I am scared shitless of the suburbs. I feel uncomfortable in the far West corners of Chicago. This fear is getting magnified. Last night we went on our first outings to look at houses. We saw two totally amazing houses. The first one was so clean and already had tons of storage; full basement the works, three bedrooms, a decent back yard, and a totally amazing bathroom and a two-car garage a nice kitchen wood floors throughout. The second house was even better; there was 3 bedrooms an awesome kitchen with the cut out that creates a window to the kitchen, a sun porch with fans, a bigger yard and a two-car garage with enough room for extra toys. There was a sweet bar set up in the basement, like unbelievably cool. There was even room for potential workout equipment that could be put there and eventually become a monument to how much I used to love to work out
The thing is it is so far west.
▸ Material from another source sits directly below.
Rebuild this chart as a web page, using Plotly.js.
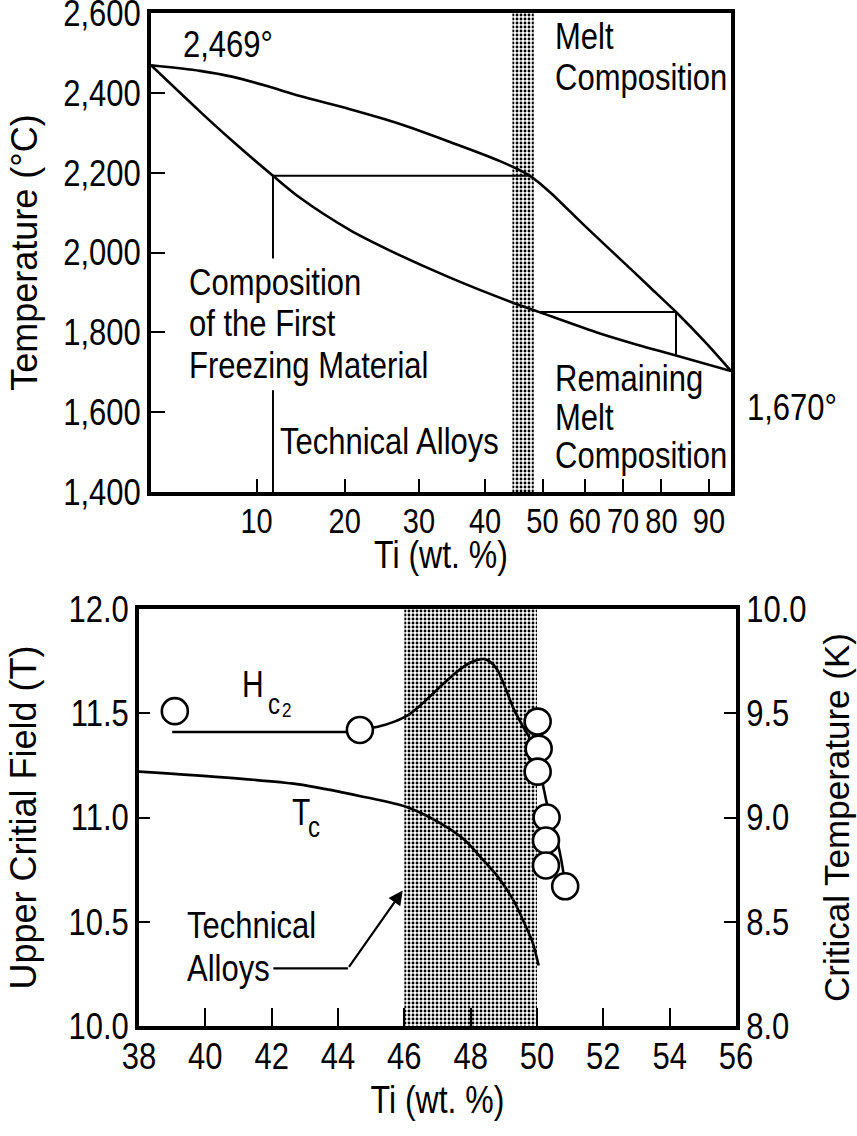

In an area that I have no clue about. Which lead to the conversation of if we are going this far out west why not look at the burbs. Insert screeching tires and automatic panic.
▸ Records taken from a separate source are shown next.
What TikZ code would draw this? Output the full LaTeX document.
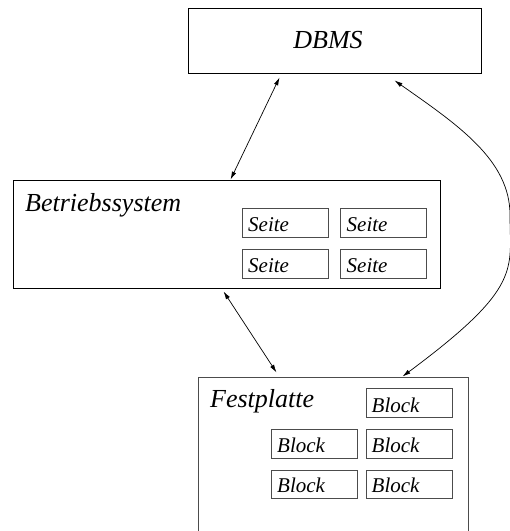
\documentclass[tikz,border=0pt]{standalone}
\usepackage{fontspec}
\setmainfont{Liberation Serif}
\usetikzlibrary{arrows.meta,calc}

\tikzset{
  outerbox/.style={draw=black, line width=0.9pt, inner sep=0pt},
  diskbox/.style={draw=black!70, line width=1pt, inner sep=0pt},
  unitbox/.style={draw=black!70, line width=1pt, inner sep=0pt,
                  minimum width=86pt, minimum height=28.5pt},
  bigtext/.style={inner sep=0pt, font=\fontsize{26}{30}\selectfont\itshape},
  smalltext/.style={inner sep=0pt, anchor=base west, font=\fontsize{21}{25}\selectfont\itshape},
  link/.style={line width=0.7pt, {Latex[length=8pt,width=4.5pt]}-{Latex[length=8pt,width=4.5pt]}}
}

\begin{document}
\begin{tikzpicture}[x=1pt, y=-1pt]
  \useasboundingbox (0,0) rectangle (510,531);
  \clip (0,0) rectangle (510,531);

  % database management system
  \node[outerbox, minimum width=293pt, minimum height=65pt] (dbms) at (334.5,40.5) {};
  \node[bigtext, anchor=base] (dbmslabel) at (328,48) {DBMS};

  % operating system with its page buffer
  \node[outerbox, minimum width=427pt, minimum height=108pt] (os) at (226.5,234) {};
  \node[bigtext, anchor=base west] (oslabel) at (25,211) {Betriebssystem};
  \node[unitbox] (s11) at (285,223) {};
  \node[unitbox] (s12) at (383.5,223) {};
  \node[unitbox] (s21) at (285,264) {};
  \node[unitbox] (s22) at (383.5,264) {};
  \node[smalltext] (t11) at (248,231) {Seite};
  \node[smalltext] (t12) at (346.5,231) {Seite};
  \node[smalltext] (t21) at (248,272) {Seite};
  \node[smalltext] (t22) at (346.5,272) {Seite};

  % hard disk with its blocks (runs off the lower edge)
  \node[diskbox, minimum width=270pt, minimum height=190pt] (disk) at (333,472) {};
  \node[bigtext, anchor=base west] (disklabel) at (210,407) {Festplatte};
  \node[unitbox] (b12) at (409,403) {};
  \node[unitbox] (b21) at (314,444) {};
  \node[unitbox] (b22) at (409,444) {};
  \node[unitbox] (b31) at (314,484.5) {};
  \node[unitbox] (b32) at (409,484.5) {};
  \node[smalltext] (u12) at (371.5,412) {Block};
  \node[smalltext] (u21) at (277,452.5) {Block};
  \node[smalltext] (u22) at (371.5,452.5) {Block};
  \node[smalltext] (u31) at (277,492.5) {Block};
  \node[smalltext] (u32) at (371.5,492.5) {Block};

  % connections
  \draw[link] ($(dbms.south west)+(92,4)$) -- ($(os.north west)+(218,0)$);
  \draw[link] ($(os.south west)+(211,3)$) -- ($(disk.north west)+(79,-4)$);
  \draw[link] ($(dbms.south west)+(207,7)$)
      .. controls (458,125) and (510,160) .. (510,215)
      .. controls (510,270) and (523,287) .. ($(disk.north west)+(205,0)$);
\end{tikzpicture}
\end{document}
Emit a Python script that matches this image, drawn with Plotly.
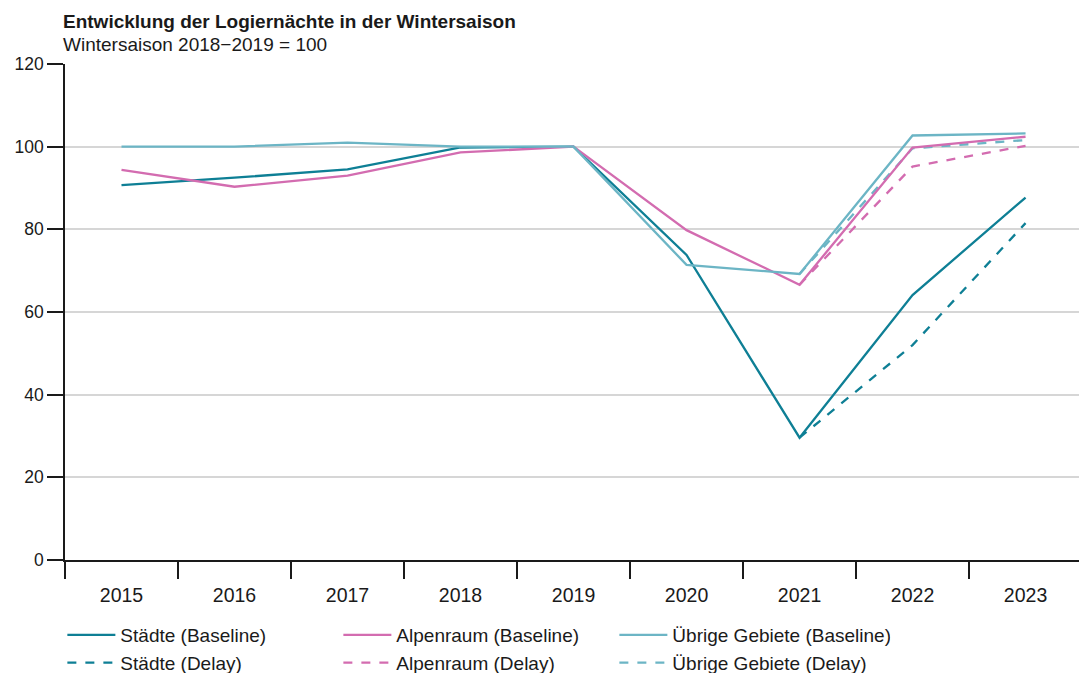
import plotly.graph_objects as go

# Data
years = ["2015", "2016", "2017", "2018", "2019", "2020", "2021", "2022", "2023"]

staedte_base = [90.7, 92.5, 94.5, 99.8, 100, 73.8, 29.6, 64.1, 87.7]
staedte_delay = [None, None, None, None, None, None, 29.6, 52.0, 81.5]
alpen_base = [94.4, 90.3, 93.0, 98.6, 100, 79.8, 66.6, 99.8, 102.4]
alpen_delay = [None, None, None, None, None, None, 66.6, 95.2, 100.2]
uebrige_base = [100, 100, 101, 100, 100, 71.4, 69.2, 102.7, 103.2]
uebrige_delay = [None, None, None, None, None, None, 69.2, 99.6, 101.6]

C_STADT = "#0E7F95"
C_ALPEN = "#D36CB0"
C_UEBRIG = "#6CB5C5"

series = [
    ("Städte (Baseline)", staedte_base, C_STADT, "solid"),
    ("Alpenraum (Baseline)", alpen_base, C_ALPEN, "solid"),
    ("Übrige Gebiete (Baseline)", uebrige_base, C_UEBRIG, "solid"),
    ("Städte (Delay)", staedte_delay, C_STADT, "dash"),
    ("Alpenraum (Delay)", alpen_delay, C_ALPEN, "dash"),
    ("Übrige Gebiete (Delay)", uebrige_delay, C_UEBRIG, "dash"),
]
rank = {s[0]: i + 1 for i, s in enumerate(series)}

fig = go.Figure()

# draw delay lines first so baselines sit on top
for name, vals, color, dash in series[3:] + series[:3]:
    fig.add_trace(go.Scatter(
        x=years, y=vals, mode="lines", name=name,
        line=dict(color=color, width=2.3, dash=dash),
        legendrank=rank[name],
    ))

font = "Liberation Sans, Arial, sans-serif"
TXT = "#1a1a1a"

fig.update_layout(
    width=1079, height=673,
    paper_bgcolor="white", plot_bgcolor="white",
    margin=dict(l=65, r=0, t=64, b=113),
    font=dict(family=font, size=19, color=TXT),
    showlegend=True,
    legend=dict(
        orientation="h",
        xref="container", x=0.0578, xanchor="left",
        yref="container", y=0.0847, yanchor="top",
        entrywidth=213, entrywidthmode="pixels", traceorder="normal",
        font=dict(size=19, color=TXT), itemwidth=48,
        tracegroupgap=0, bgcolor="rgba(0,0,0,0)",
    ),
    xaxis=dict(
        type="category", range=[-0.5, 8.473], automargin=False,
        showgrid=False, showline=True, linecolor=TXT, linewidth=1.5,
        ticks="outside", tickson="boundaries", ticklen=17, tickwidth=1.5,
        tickcolor=TXT, tickfont=dict(size=19.5), ticklabelstandoff=17,
    ),
    yaxis=dict(
        range=[0, 120], tickvals=[0, 20, 40, 60, 80, 100, 120],
        automargin=False,
        showgrid=True, gridcolor="#d6d6d6", gridwidth=1.5,
        showline=True, linecolor=TXT, linewidth=1.5,
        ticks="outside", ticklen=16, tickwidth=1.5, tickcolor=TXT,
        tickfont=dict(size=17.5), zeroline=False,
    ),
)

fig.add_annotation(
    text="<b>Entwicklung der Logiernächte in der Wintersaison</b>",
    xref="paper", yref="paper", x=0, y=(560 - 21) / 496,
    xanchor="left", yanchor="middle", showarrow=False, xshift=-4,
    font=dict(size=19, color=TXT),
)
fig.add_annotation(
    text="Wintersaison 2018−2019 = 100",
    xref="paper", yref="paper", x=0, y=(560 - 44) / 496,
    xanchor="left", yanchor="middle", showarrow=False, xshift=-4,
    font=dict(size=19, color=TXT),
)

# drop the default body margin so the figure fills the window
fig.write_html("out.html", config={"displayModeBar": False},
               post_script="document.body.style.margin='0';")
The whole ride back I could only think how awesome those two places are. We did a drive by on a place in one of the neighborhoods I want to live in and it looked like a dump. So fear is setting in now. We are going out Wednesday to look at places in my ideal living neighborhoods but I have a sinking feeling that they will not be as move in ready as I need them to be. I need these places to wow us and I have to say I’m not betting on it. Which will lead to a trip out to Le Grange (park), Oak Park, and wherever else in two Saturdays to look at properties, which will most likely knock my socks off, I’m sure.
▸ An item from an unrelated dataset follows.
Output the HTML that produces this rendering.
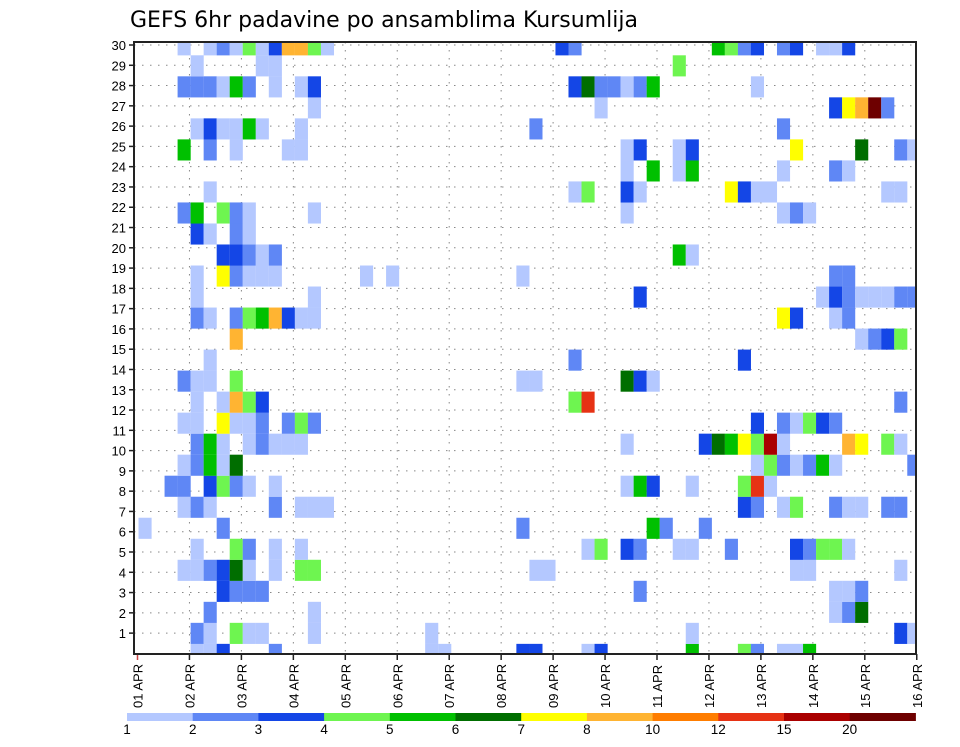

So why am I scared. Why am I whining? I have never lived more than 10 miles from the house I grew up in. I have always had my neighborhoods to rely on. The furthest I ever lived from my parents was back at my Rogers park apartment. I have contently spent the last 10-12 years living near public transport. I have not owned my own car in over 11 years. Everything I have wanted has been right here or within a bike ride away. Plus the people from the suburbs scare the shits out of me. They are weird, and refer to everything east of Kimball DOWN TOWN!! They take he metra, they Golf, they (ugh)
But as I grow (shudder) I yearn for nicer things. There was a time when a one room studio with a mattress on the floor and a view of my bathroom and Kitchen was all I needed. Now I want more, I want nice stuff; I want to do great things. This is not my own doing either. It’s chicks’ man. My chick. My chick and me potential suburbanites, what the hell. I’m scared kids. The times they are a changing. I may soon not be able to say I’m from Chicago, Chicago proper not some suburb, Heart of Chicago. Well I had a good run. The upside is I will own land. Something I never imagined as a reality. There will be more rambling about this as the hunt goes on. Lets see how it plays out.